I created this result type using the amazing thiserror crate by david tolnay to avoid a bunch of boiler plate. The create is somewhat explained in the video. The full implementation of the error enum will be in the walkthrough
The last functions that we need to implement, are functions that can create our PageTable from a pointer. So far we create a function that could create an empty on a variable or a static value, but when we would create a lot of tables, or will need to dynamically create tables this function will not help us.
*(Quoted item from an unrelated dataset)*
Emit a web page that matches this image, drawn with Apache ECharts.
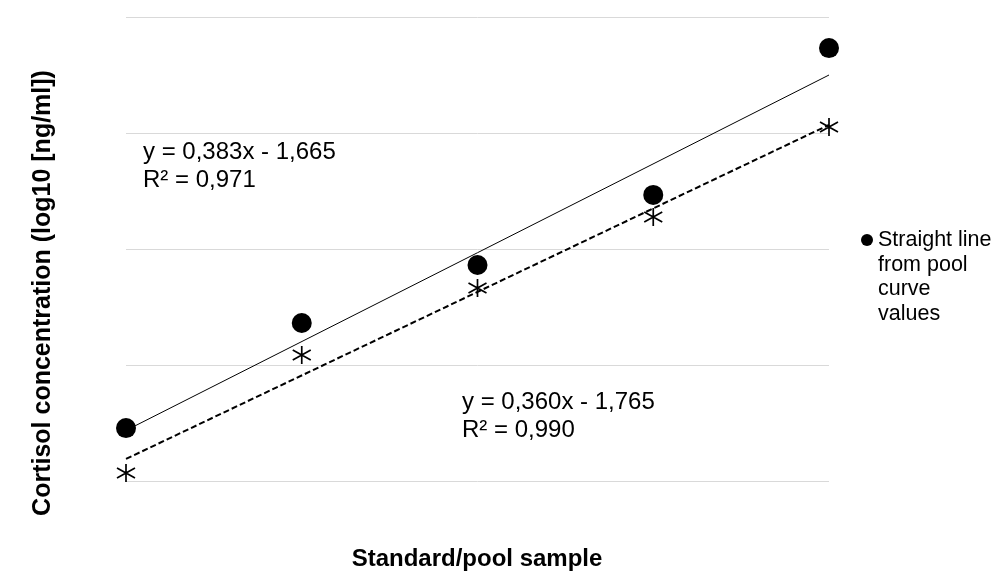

For this reason, we will create a function that will receive a virtual address, and construct on it our page table.
#![allow(unused)] fn main() { impl PageTable { pub unsafe fn empty_from_ptr(page_table_ptr: VirtualAddress) -> Option<&'static mut PageTable> { // Check if the address is in the correct alignment if !page_table_ptr.is_aligned(REGULAR_PAGE_ALIGNMENT) { return None; } unsafe { // Zero out all the entries and return as mut ptr ptr::write_volatile( page_table_ptr.as_mut_ptr::<PageTable>(), PageTable::empty() ); return Some(&mut *page_table_ptr.as_mut_ptr::<PageTable>()); } } } }
Translation Lookaside Buffer
As a last note we will touch on a topic that is sometimes forgiven, which is the Translation Lookaside Buffer.
The TLB is a cache that stores our most recent translations of virtual addresses into physical ones and it is part of the MMU. This is useful because walking the page tables is a task that could take tens or even hundreds of cpu cycles, but instead obtaining the same entry from the cache, which is also called TLB hit
, could take a few as 1 cycle because it is just a cache read.
This make the TLB really useful, but it is not that simple, this is because we should know how to work with it. For example, switching page tables becomes a very expensive task, because the buffer refreshes.
Also, when we free up a page, we must call the invlpg
instruction, which removes every page with the given address from the buffer. If we don't flush the entry it will become stale, and the cpu will still be able to translate the address even if it is not mapped anymore. This could be a cause to a lot of bugs and some serious security vulnerabilities.